▶ _Aim_: Pictures do not belong in your copy. Repeat all the other data exactly.

╭──

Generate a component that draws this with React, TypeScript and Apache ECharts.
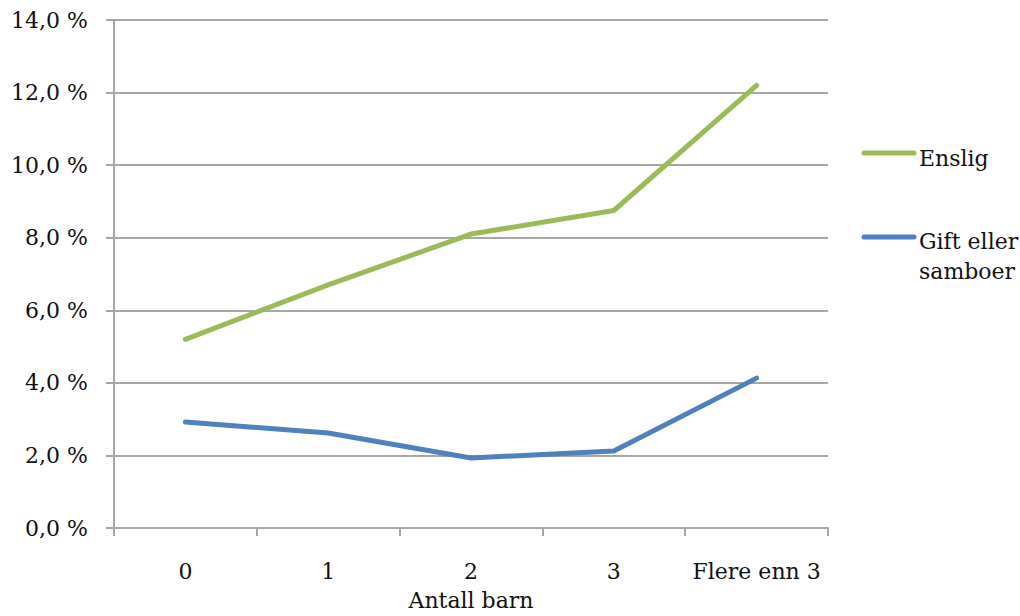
import React, { useEffect, useRef } from "react";
import * as echarts from "echarts";

const categories = ["0", "1", "2", "3", "Flere enn 3"];
const enslig = [5.2, 6.7, 8.1, 8.75, 12.2];
const giftEllerSamboer = [2.92, 2.62, 1.93, 2.12, 4.13];
const seriesNames = ["Enslig", "Gift eller samboer"];
const legendLabels = ["Enslig", "Gift eller\nsamboer"];
const xAxisName = "Antall barn";

const FONT = "'DejaVu Serif', serif";
const GREEN = "#9BBB59";
const BLUE = "#4F81BD";
const GRID = "#a6a6a6";
const TEXT = "#111111";

export default function App() {
  const ref = useRef<HTMLDivElement>(null);
  useEffect(() => {
    if (!ref.current) return;
    const chart = echarts.init(ref.current, undefined, { renderer: "svg" });
    chart.setOption({
      animation: false,
      backgroundColor: "#ffffff",
      grid: { left: 114, top: 20, right: 192, bottom: 84, containLabel: false },
      xAxis: {
        type: "category",
        data: categories,
        boundaryGap: true,
        name: xAxisName,
        nameLocation: "middle",
        nameGap: 61,
        nameTextStyle: { fontFamily: FONT, fontSize: 22, color: TEXT },
        axisLine: { lineStyle: { color: GRID, width: 2 } },
        axisTick: { show: true, interval: 0, length: 8, alignWithLabel: false, lineStyle: { color: GRID, width: 2 } },
        axisLabel: { interval: 0, margin: 32, fontFamily: FONT, fontSize: 22, color: TEXT },
      },
      yAxis: {
        type: "value",
        min: 0,
        max: 14,
        interval: 2,
        axisLine: { show: true, lineStyle: { color: GRID, width: 2 } },
        axisTick: { show: true, length: 8, lineStyle: { color: GRID, width: 2 } },
        splitLine: { show: true, lineStyle: { color: GRID, width: 2 } },
        axisLabel: {
          margin: 26,
          fontFamily: FONT,
          fontSize: 22,
          color: TEXT,
          formatter: (v: number) => v.toFixed(1).replace(".", ",") + " %",
        },
      },
      legend: { show: false },
      series: [
        {
          name: seriesNames[0],
          type: "line",
          data: enslig,
          symbol: "none",
          lineStyle: { color: GREEN, width: 5, cap: "round", join: "round" },
          itemStyle: { color: GREEN },
        },
        {
          name: seriesNames[1],
          type: "line",
          data: giftEllerSamboer,
          symbol: "none",
          lineStyle: { color: BLUE, width: 5, cap: "round", join: "round" },
          itemStyle: { color: BLUE },
        },
      ],
      graphic: [
        {
          type: "line",
          shape: { x1: 864, y1: 153, x2: 914, y2: 153 },
          style: { stroke: GREEN, lineWidth: 5, lineCap: "round" },
        },
        {
          type: "text",
          x: 919,
          y: 158,
          style: {
            text: legendLabels[0],
            fontFamily: FONT,
            fontSize: 22,
            fill: TEXT,
            verticalAlign: "middle",
          },
        },
        {
          type: "line",
          shape: { x1: 864, y1: 237, x2: 914, y2: 237 },
          style: { stroke: BLUE, lineWidth: 5, lineCap: "round" },
        },
        {
          type: "text",
          x: 919,
          y: 226,
          style: {
            text: legendLabels[1],
            fontFamily: FONT,
            fontSize: 22,
            lineHeight: 30,
            fill: TEXT,
            verticalAlign: "top",
          },
        },
      ],
    });
    return () => chart.dispose();
  }, []);
  return (
    <div
      ref={ref}
      style={{ position: "fixed", left: 0, top: 0, width: 1020, height: 616 }}
    />
  );
}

╰──

▶ _Written solution_:
Generate a component that draws this with React, TypeScript and Apache ECharts.
import React, { useEffect, useRef } from "react";
import * as echarts from "echarts";

const categories = ["0", "1", "2", "3", "Flere enn 3"];
const enslig = [5.2, 6.7, 8.1, 8.75, 12.2];
const giftEllerSamboer = [2.92, 2.62, 1.93, 2.12, 4.13];
const seriesNames = ["Enslig", "Gift eller samboer"];
const legendLabels = ["Enslig", "Gift eller\nsamboer"];
const xAxisName = "Antall barn";

const FONT = "'DejaVu Serif', serif";
const GREEN = "#9BBB59";
const BLUE = "#4F81BD";
const GRID = "#a6a6a6";
const TEXT = "#111111";

export default function App() {
  const ref = useRef<HTMLDivElement>(null);
  useEffect(() => {
    if (!ref.current) return;
    const chart = echarts.init(ref.current, undefined, { renderer: "svg" });
    chart.setOption({
      animation: false,
      backgroundColor: "#ffffff",
      grid: { left: 114, top: 20, right: 192, bottom: 84, containLabel: false },
      xAxis: {
        type: "category",
        data: categories,
        boundaryGap: true,
        name: xAxisName,
        nameLocation: "middle",
        nameGap: 61,
        nameTextStyle: { fontFamily: FONT, fontSize: 22, color: TEXT },
        axisLine: { lineStyle: { color: GRID, width: 2 } },
        axisTick: { show: true, interval: 0, length: 8, alignWithLabel: false, lineStyle: { color: GRID, width: 2 } },
        axisLabel: { interval: 0, margin: 32, fontFamily: FONT, fontSize: 22, color: TEXT },
      },
      yAxis: {
        type: "value",
        min: 0,
        max: 14,
        interval: 2,
        axisLine: { show: true, lineStyle: { color: GRID, width: 2 } },
        axisTick: { show: true, length: 8, lineStyle: { color: GRID, width: 2 } },
        splitLine: { show: true, lineStyle: { color: GRID, width: 2 } },
        axisLabel: {
          margin: 26,
          fontFamily: FONT,
          fontSize: 22,
          color: TEXT,
          formatter: (v: number) => v.toFixed(1).replace(".", ",") + " %",
        },
      },
      legend: { show: false },
      series: [
        {
          name: seriesNames[0],
          type: "line",
          data: enslig,
          symbol: "none",
          lineStyle: { color: GREEN, width: 5, cap: "round", join: "round" },
          itemStyle: { color: GREEN },
        },
        {
          name: seriesNames[1],
          type: "line",
          data: giftEllerSamboer,
          symbol: "none",
          lineStyle: { color: BLUE, width: 5, cap: "round", join: "round" },
          itemStyle: { color: BLUE },
        },
      ],
      graphic: [
        {
          type: "line",
          shape: { x1: 864, y1: 153, x2: 914, y2: 153 },
          style: { stroke: GREEN, lineWidth: 5, lineCap: "round" },
        },
        {
          type: "text",
          x: 919,
          y: 158,
          style: {
            text: legendLabels[0],
            fontFamily: FONT,
            fontSize: 22,
            fill: TEXT,
            verticalAlign: "middle",
          },
        },
        {
          type: "line",
          shape: { x1: 864, y1: 237, x2: 914, y2: 237 },
          style: { stroke: BLUE, lineWidth: 5, lineCap: "round" },
        },
        {
          type: "text",
          x: 919,
          y: 226,
          style: {
            text: legendLabels[1],
            fontFamily: FONT,
            fontSize: 22,
            lineHeight: 30,
            fill: TEXT,
            verticalAlign: "top",
          },
        },
      ],
    });
    return () => chart.dispose();
  }, []);
  return (
    <div
      ref={ref}
      style={{ position: "fixed", left: 0, top: 0, width: 1020, height: 616 }}
    />
  );
}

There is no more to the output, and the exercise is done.